--- Data block ---
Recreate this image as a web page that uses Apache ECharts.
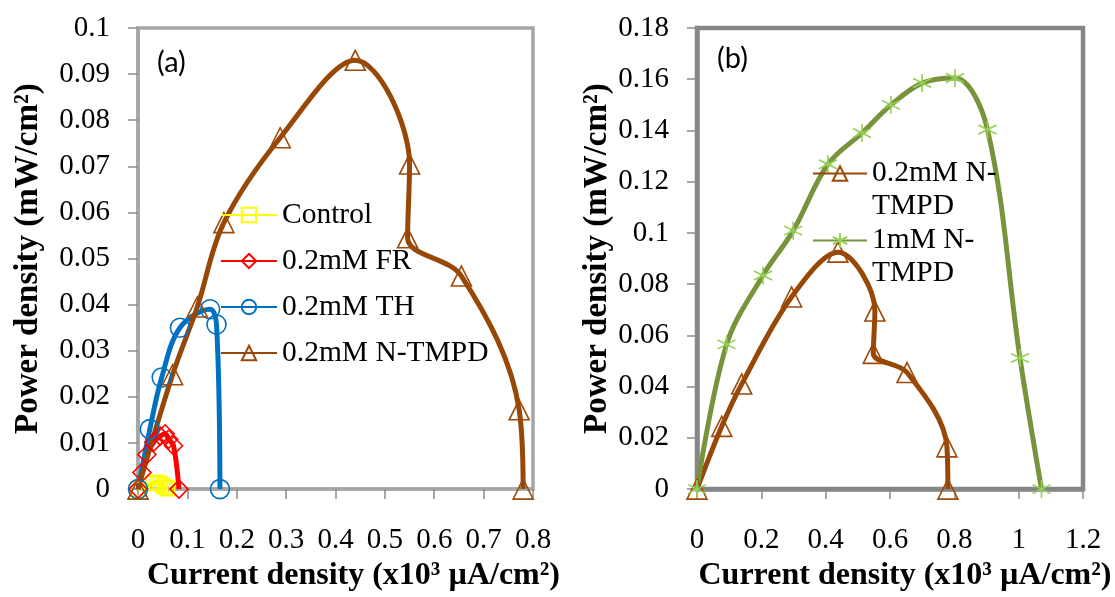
<!DOCTYPE html>
<html>
<head>
<meta charset="utf-8">
<script src="https://cdn.jsdelivr.net/npm/echarts@6/dist/echarts.min.js"></script>
<style>
html, body { margin: 0; padding: 0; background: #fff; }
#chart { width: 1115px; height: 597px; }
</style>
</head>
<body>
<div id="chart"></div>
<script>
// data (x: current density x10^3 uA/cm2, y: power density mW/cm2)
var controlX = [0, 0.03, 0.038, 0.045, 0.05, 0.055, 0.06]
var controlY = [0, 0.0012, 0.0015, 0.0012, 0.0008, 0.0004, 0.0001]

var frX = [0, 0.008, 0.018, 0.032, 0.045, 0.055, 0.062, 0.072, 0.083]
var frY = [0, 0.0036, 0.0075, 0.0102, 0.0115, 0.012, 0.0108, 0.0094, 0]

var thX = [0, 0.024, 0.048, 0.085, 0.146, 0.159, 0.166]
var thY = [0, 0.013, 0.0242, 0.035, 0.039, 0.0357, 0]

// panel (a) 0.2mM N-TMPD
var tmpdAX = [0, 0.07, 0.12, 0.174, 0.288, 0.44, 0.55, 0.546, 0.655, 0.772, 0.78]
var tmpdAY = [0, 0.0248, 0.0395, 0.0578, 0.0762, 0.093, 0.0705, 0.0545, 0.0462, 0.0172, 0]

// panel (b) 0.2mM N-TMPD
var tmpdBX = [0, 0.077, 0.139, 0.294, 0.438, 0.553, 0.548, 0.653, 0.777, 0.78]
var tmpdBY = [0, 0.0245, 0.041, 0.075, 0.0925, 0.0695, 0.053, 0.0455, 0.0165, 0]

// panel (b) 1mM N-TMPD
var tmpd1X = [0, 0.092, 0.205, 0.299, 0.407, 0.513, 0.603, 0.70, 0.802, 0.903, 1.004, 1.071]
var tmpd1Y = [0, 0.0565, 0.0834, 0.1009, 0.1268, 0.139, 0.150, 0.1585, 0.1605, 0.1404, 0.0512, 0]

var xTicksA = { min: 0, max: 0.8, interval: 0.1 }
var yTicksA = { min: 0, max: 0.1, interval: 0.01 }
var xTicksB = { min: 0, max: 1.2, interval: 0.2 }
var yTicksB = { min: 0, max: 0.18, interval: 0.02 }

function pairs (xs, ys) {
    var out = []
    for (var i = 0; i < xs.length; i++) {
        out.push([xs[i], ys[i]])
    }
    return out
}

var serif = "'Liberation Serif', 'Times New Roman', serif"
var star = 'path://M10,0 L10,20 M1.34,5 L18.66,15 M1.34,15 L18.66,5'

function lineSeries (name, data, color, markColor, symbol, size, idx) {
    return {
        name: name,
        type: 'line',
        xAxisIndex: idx,
        yAxisIndex: idx,
        data: data,
        smooth: 0.35,
        symbol: symbol,
        symbolSize: size,
        showAllSymbol: true,
        lineStyle: { color: color, width: 5 },
        itemStyle: { color: 'rgba(0,0,0,0)', borderColor: markColor, borderWidth: 1.6 },
        emphasis: { disabled: true },
        z: 2 + idx
    }
}

function makeX (t, idx, pad, axisColor, w) {
    return {
        type: 'value', gridIndex: idx, min: t.min, max: t.max, interval: t.interval,
        name: 'Current density (x10³ µA/cm²)',
        nameLocation: 'middle', nameGap: 70,
        nameTextStyle: { fontFamily: serif, fontWeight: 'bold', fontSize: 32, color: '#000', padding: pad },
        axisLine: { show: true, lineStyle: { color: axisColor, width: w } },
        axisTick: { show: true, length: 10, lineStyle: { color: '#8c8c8c', width: 1.5 } },
        axisLabel: { margin: 37, fontFamily: serif, fontSize: 29, color: '#000' },
        splitLine: { show: false }
    }
}

function makeY (t, idx, gap, axisColor, w) {
    return {
        type: 'value', gridIndex: idx, min: t.min, max: t.max, interval: t.interval,
        name: 'Power density (mW/cm²)',
        nameLocation: 'middle', nameGap: gap,
        nameTextStyle: { fontFamily: serif, fontWeight: 'bold', fontSize: 33, color: '#000' },
        axisLine: { show: true, lineStyle: { color: axisColor, width: w } },
        axisTick: { show: true, length: 10, lineStyle: { color: '#8c8c8c', width: 1.5 } },
        axisLabel: { margin: 28, fontFamily: serif, fontSize: 29, color: '#000' },
        splitLine: { show: false }
    }
}

var myChart = echarts.init(document.getElementById('chart'))

var option = {
    animation: false,
    backgroundColor: '#fff',
    textStyle: { fontFamily: serif },
    grid: [
        { left: 138, top: 28, width: 395, height: 462, show: true, borderColor: '#a6a6a6', borderWidth: 3.5 },
        { left: 697, top: 28, width: 386, height: 464, show: true, borderColor: '#868686', borderWidth: 4.5 }
    ],
    xAxis: [
        makeX(xTicksA, 0, [0, 0, 0, 36], '#a6a6a6', 3.5),
        makeX(xTicksB, 1, [0, 0, 0, 30], '#868686', 4.5)
    ],
    yAxis: [
        makeY(yTicksA, 0, 93, '#a6a6a6', 3.5),
        makeY(yTicksB, 1, 83, '#868686', 4.5)
    ],
    legend: [
        {
            data: ['Control', '0.2mM FR', '0.2mM TH', '0.2mM N-TMPD'],
            orient: 'vertical', left: 220, top: 200, padding: 0,
            itemWidth: 56, itemHeight: 18, itemGap: 16,
            textStyle: { fontFamily: serif, fontSize: 29.5, color: '#000', lineHeight: 30 }
        },
        {
            data: ['0.2mM N-TMPD '],
            formatter: function () { return '\n0.2mM N-\nTMPD' },
            orient: 'vertical', left: 812, top: 124, padding: 0,
            itemWidth: 54, itemHeight: 18,
            textStyle: { fontFamily: serif, fontSize: 29.5, color: '#000', lineHeight: 33 }
        },
        {
            data: ['1mM N-TMPD'],
            formatter: function () { return '\n1mM N-\nTMPD' },
            orient: 'vertical', left: 812, top: 191, padding: 0,
            itemWidth: 54, itemHeight: 18,
            textStyle: { fontFamily: serif, fontSize: 29.5, color: '#000', lineHeight: 33 }
        }
    ],
    graphic: [
        { type: 'text', left: 157, top: 48, style: { text: '(a)', font: '29px Lato', fill: '#000' } },
        { type: 'text', left: 717, top: 44, style: { text: '(b)', font: '29px Lato', fill: '#000' } }
    ],
    series: [
        lineSeries('Control', pairs(controlX, controlY), '#ffff00', '#ffff00', 'rect', 14, 0),
        lineSeries('0.2mM FR', pairs(frX, frY), '#ff0000', '#ff0000', 'diamond', 18, 0),
        lineSeries('0.2mM TH', pairs(thX, thY), '#0070c0', '#0070c0', 'circle', 19, 0),
        lineSeries('0.2mM N-TMPD', pairs(tmpdAX, tmpdAY), '#974706', '#9c4a0a', 'triangle', 20, 0),
        lineSeries('0.2mM N-TMPD ', pairs(tmpdBX, tmpdBY), '#974706', '#9c4a0a', 'triangle', 20, 1),
        lineSeries('1mM N-TMPD', pairs(tmpd1X, tmpd1Y), '#77933c', '#92d050', star, 18, 1)
    ]
}

myChart.setOption(option)
</script>
</body>
</html>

--- Task requirements ---
Each line of the material must be retyped exactly, except that images are omitted.

--- Exercise solution ---
Recreate this image as a web page that uses Apache ECharts.
<!DOCTYPE html>
<html>
<head>
<meta charset="utf-8">
<script src="https://cdn.jsdelivr.net/npm/echarts@6/dist/echarts.min.js"></script>
<style>
html, body { margin: 0; padding: 0; background: #fff; }
#chart { width: 1115px; height: 597px; }
</style>
</head>
<body>
<div id="chart"></div>
<script>
// data (x: current density x10^3 uA/cm2, y: power density mW/cm2)
var controlX = [0, 0.03, 0.038, 0.045, 0.05, 0.055, 0.06]
var controlY = [0, 0.0012, 0.0015, 0.0012, 0.0008, 0.0004, 0.0001]

var frX = [0, 0.008, 0.018, 0.032, 0.045, 0.055, 0.062, 0.072, 0.083]
var frY = [0, 0.0036, 0.0075, 0.0102, 0.0115, 0.012, 0.0108, 0.0094, 0]

var thX = [0, 0.024, 0.048, 0.085, 0.146, 0.159, 0.166]
var thY = [0, 0.013, 0.0242, 0.035, 0.039, 0.0357, 0]

// panel (a) 0.2mM N-TMPD
var tmpdAX = [0, 0.07, 0.12, 0.174, 0.288, 0.44, 0.55, 0.546, 0.655, 0.772, 0.78]
var tmpdAY = [0, 0.0248, 0.0395, 0.0578, 0.0762, 0.093, 0.0705, 0.0545, 0.0462, 0.0172, 0]

// panel (b) 0.2mM N-TMPD
var tmpdBX = [0, 0.077, 0.139, 0.294, 0.438, 0.553, 0.548, 0.653, 0.777, 0.78]
var tmpdBY = [0, 0.0245, 0.041, 0.075, 0.0925, 0.0695, 0.053, 0.0455, 0.0165, 0]

// panel (b) 1mM N-TMPD
var tmpd1X = [0, 0.092, 0.205, 0.299, 0.407, 0.513, 0.603, 0.70, 0.802, 0.903, 1.004, 1.071]
var tmpd1Y = [0, 0.0565, 0.0834, 0.1009, 0.1268, 0.139, 0.150, 0.1585, 0.1605, 0.1404, 0.0512, 0]

var xTicksA = { min: 0, max: 0.8, interval: 0.1 }
var yTicksA = { min: 0, max: 0.1, interval: 0.01 }
var xTicksB = { min: 0, max: 1.2, interval: 0.2 }
var yTicksB = { min: 0, max: 0.18, interval: 0.02 }

function pairs (xs, ys) {
    var out = []
    for (var i = 0; i < xs.length; i++) {
        out.push([xs[i], ys[i]])
    }
    return out
}

var serif = "'Liberation Serif', 'Times New Roman', serif"
var star = 'path://M10,0 L10,20 M1.34,5 L18.66,15 M1.34,15 L18.66,5'

function lineSeries (name, data, color, markColor, symbol, size, idx) {
    return {
        name: name,
        type: 'line',
        xAxisIndex: idx,
        yAxisIndex: idx,
        data: data,
        smooth: 0.35,
        symbol: symbol,
        symbolSize: size,
        showAllSymbol: true,
        lineStyle: { color: color, width: 5 },
        itemStyle: { color: 'rgba(0,0,0,0)', borderColor: markColor, borderWidth: 1.6 },
        emphasis: { disabled: true },
        z: 2 + idx
    }
}

function makeX (t, idx, pad, axisColor, w) {
    return {
        type: 'value', gridIndex: idx, min: t.min, max: t.max, interval: t.interval,
        name: 'Current density (x10³ µA/cm²)',
        nameLocation: 'middle', nameGap: 70,
        nameTextStyle: { fontFamily: serif, fontWeight: 'bold', fontSize: 32, color: '#000', padding: pad },
        axisLine: { show: true, lineStyle: { color: axisColor, width: w } },
        axisTick: { show: true, length: 10, lineStyle: { color: '#8c8c8c', width: 1.5 } },
        axisLabel: { margin: 37, fontFamily: serif, fontSize: 29, color: '#000' },
        splitLine: { show: false }
    }
}

function makeY (t, idx, gap, axisColor, w) {
    return {
        type: 'value', gridIndex: idx, min: t.min, max: t.max, interval: t.interval,
        name: 'Power density (mW/cm²)',
        nameLocation: 'middle', nameGap: gap,
        nameTextStyle: { fontFamily: serif, fontWeight: 'bold', fontSize: 33, color: '#000' },
        axisLine: { show: true, lineStyle: { color: axisColor, width: w } },
        axisTick: { show: true, length: 10, lineStyle: { color: '#8c8c8c', width: 1.5 } },
        axisLabel: { margin: 28, fontFamily: serif, fontSize: 29, color: '#000' },
        splitLine: { show: false }
    }
}

var myChart = echarts.init(document.getElementById('chart'))

var option = {
    animation: false,
    backgroundColor: '#fff',
    textStyle: { fontFamily: serif },
    grid: [
        { left: 138, top: 28, width: 395, height: 462, show: true, borderColor: '#a6a6a6', borderWidth: 3.5 },
        { left: 697, top: 28, width: 386, height: 464, show: true, borderColor: '#868686', borderWidth: 4.5 }
    ],
    xAxis: [
        makeX(xTicksA, 0, [0, 0, 0, 36], '#a6a6a6', 3.5),
        makeX(xTicksB, 1, [0, 0, 0, 30], '#868686', 4.5)
    ],
    yAxis: [
        makeY(yTicksA, 0, 93, '#a6a6a6', 3.5),
        makeY(yTicksB, 1, 83, '#868686', 4.5)
    ],
    legend: [
        {
            data: ['Control', '0.2mM FR', '0.2mM TH', '0.2mM N-TMPD'],
            orient: 'vertical', left: 220, top: 200, padding: 0,
            itemWidth: 56, itemHeight: 18, itemGap: 16,
            textStyle: { fontFamily: serif, fontSize: 29.5, color: '#000', lineHeight: 30 }
        },
        {
            data: ['0.2mM N-TMPD '],
            formatter: function () { return '\n0.2mM N-\nTMPD' },
            orient: 'vertical', left: 812, top: 124, padding: 0,
            itemWidth: 54, itemHeight: 18,
            textStyle: { fontFamily: serif, fontSize: 29.5, color: '#000', lineHeight: 33 }
        },
        {
            data: ['1mM N-TMPD'],
            formatter: function () { return '\n1mM N-\nTMPD' },
            orient: 'vertical', left: 812, top: 191, padding: 0,
            itemWidth: 54, itemHeight: 18,
            textStyle: { fontFamily: serif, fontSize: 29.5, color: '#000', lineHeight: 33 }
        }
    ],
    graphic: [
        { type: 'text', left: 157, top: 48, style: { text: '(a)', font: '29px Lato', fill: '#000' } },
        { type: 'text', left: 717, top: 44, style: { text: '(b)', font: '29px Lato', fill: '#000' } }
    ],
    series: [
        lineSeries('Control', pairs(controlX, controlY), '#ffff00', '#ffff00', 'rect', 14, 0),
        lineSeries('0.2mM FR', pairs(frX, frY), '#ff0000', '#ff0000', 'diamond', 18, 0),
        lineSeries('0.2mM TH', pairs(thX, thY), '#0070c0', '#0070c0', 'circle', 19, 0),
        lineSeries('0.2mM N-TMPD', pairs(tmpdAX, tmpdAY), '#974706', '#9c4a0a', 'triangle', 20, 0),
        lineSeries('0.2mM N-TMPD ', pairs(tmpdBX, tmpdBY), '#974706', '#9c4a0a', 'triangle', 20, 1),
        lineSeries('1mM N-TMPD', pairs(tmpd1X, tmpd1Y), '#77933c', '#92d050', star, 18, 1)
    ]
}

myChart.setOption(option)
</script>
</body>
</html>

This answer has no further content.